Ce n’est donc pas, comme on pourrait le supposer, du don naturel d’une quantité gigantesque de terres que les Américains tirent surtout leur prospérité, puisqu’ils n’en exploitent qu’un faible lot ; c’est avant tout du parti qu’ils en savent tirer. Depuis quarante ans le nombre des hectares défrichés a augmenté, mais le rendement de chaque hectare, pris isolément, a progressé de concert. Par exemple ils emblavent en froment 19 millions d’hectares, au lieu de 6 millions il y a quarante ans ; mais ils récoltent 12 hectolitres et demi à l’hectare, au lieu de 3 en 1867. Ils font de l’avoine sur 11 millions d’hectares, au lieu de 3 millions en 1867 ; mais, de chaque hectare, ils tiraient alors 22 hectolitres, — autant que la France aujourd’hui, — et eux, aujourd’hui, en tirent 28.

S’ils nourrissent 20 millions de chevaux, 72 millions de bêtes à cornes et 107 millions de moutons et de porcs, — c’est-à-dire sept fois, cinq fois et quatre fois plus que la France ne possède de chacune de ces quatre espèces animales, — ce n’est pas seulement avec les pâtures naturelles ou avec le foin, dont ils récoltent seulement deux fois plus que nous, c’est, pour une grande part, avec le maïs, dont ils recueillent, sur 37 millions d’hectares, 23 hectolitres à l’hectare, alors que nous en recueillons 14 et demi.
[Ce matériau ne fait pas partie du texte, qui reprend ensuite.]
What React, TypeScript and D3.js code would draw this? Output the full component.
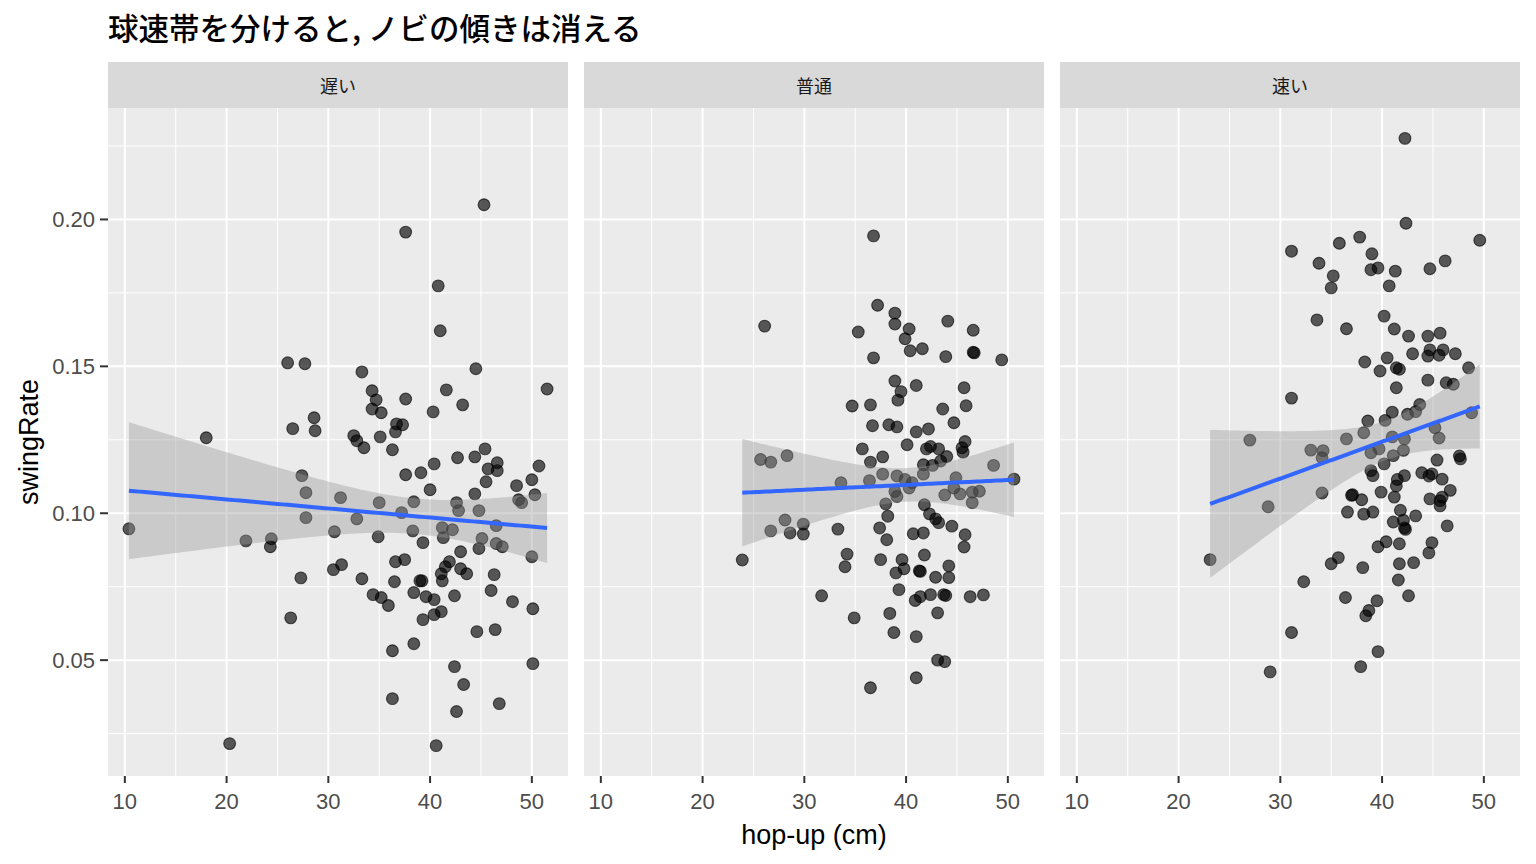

Ce n’est pas davantage par un pur bienfait du hasard que les Américains possèdent des prairies où ils fauchent en moyenne 4 tonnes de foin à l’hectare, — en France on n’en fauche guère plus de 3. — La pousse régulière et spontanée de l’herbe est beaucoup plus rare qu’on ne pense dans l’ensemble des Etats, dont beaucoup ont à lutter avec la sécheresse. Mais ils suppléent à ce qui leur manque par l’herbage artificiel, par les trèfles et surtout par l’alfa, ce foin des climats arides, plus généreux encore.